Uh oh, he’s a free agent after 2026, and given the unfulfilled trade request earlier this year and the subsequent lack of traction on any long-term deal, the chances Hendrickson returns feels slim to none. Ditto for Tee Higgins, who was put under the franchise tag in lieu of a long-term deal. Burrow and Chase notwithstanding, those are the two best players on the roster. The Bengals are built to win now, but the direction of the season so far, they might be lucky to get to .500. With that realization, I may need to take a 90-minute hot shower…

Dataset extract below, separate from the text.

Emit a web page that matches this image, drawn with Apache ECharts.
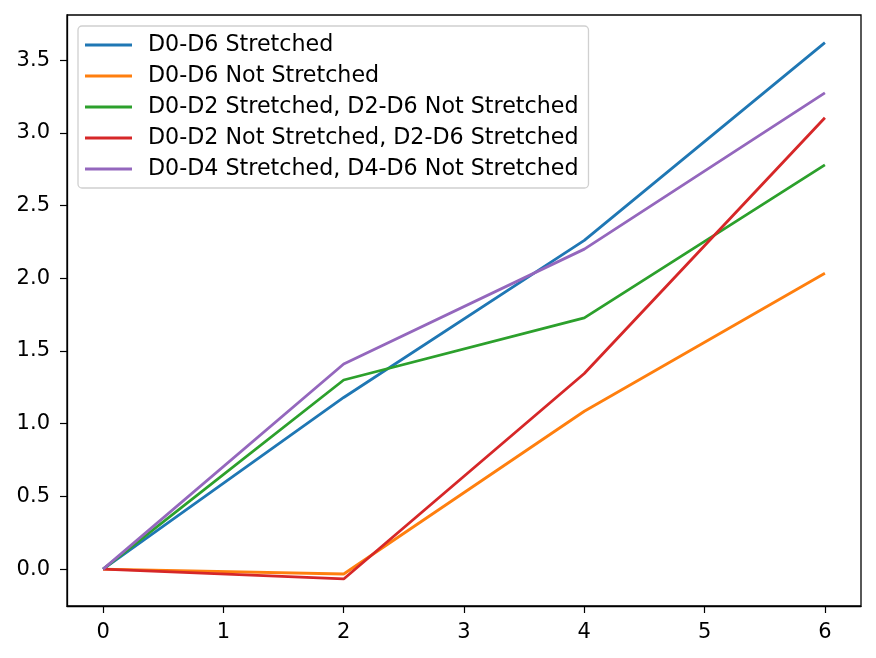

It should be impossible for a team with a quarterback this good and a team with this impressive of a resumé to be this embarrassing, but here we are. The Bengals are 0 - 3, and head on the road to face the Carolina Panthers and old friend Andy Dalton. Despite being a fellow NFL laughingstock, the Panthers 1 - 2 and cannot be underestimated, especially after Dalton shredded the Las Vegas Raiders this past weekend. If the Bengals defense is better than the Raiders D, it’s by the slimmest of margins.
Two weeks ago, my head was flooding with thoughts/excuses when the Bengals lost close to the Chiefs, but not following the Commanders game. Today, I was consumed by a singular idea: that the Bengals might not have it anymore. This used to be, as recently as last year, a team that found ways to win games. This year, they’ve invented incredible new ways to lose them.
Time waits for no one in the NFL. The league is passing the Bengals by, and watching LSU’s most recent Heisman quarterback explode onto the NFL scene on Monday Night Football by beating the Bengals’ own Heisman-winning LSU quarterback clarified the Bengals’ place in the NFL hierarchy. This team isn’t hanging on by a thread – it’s already in free-fall.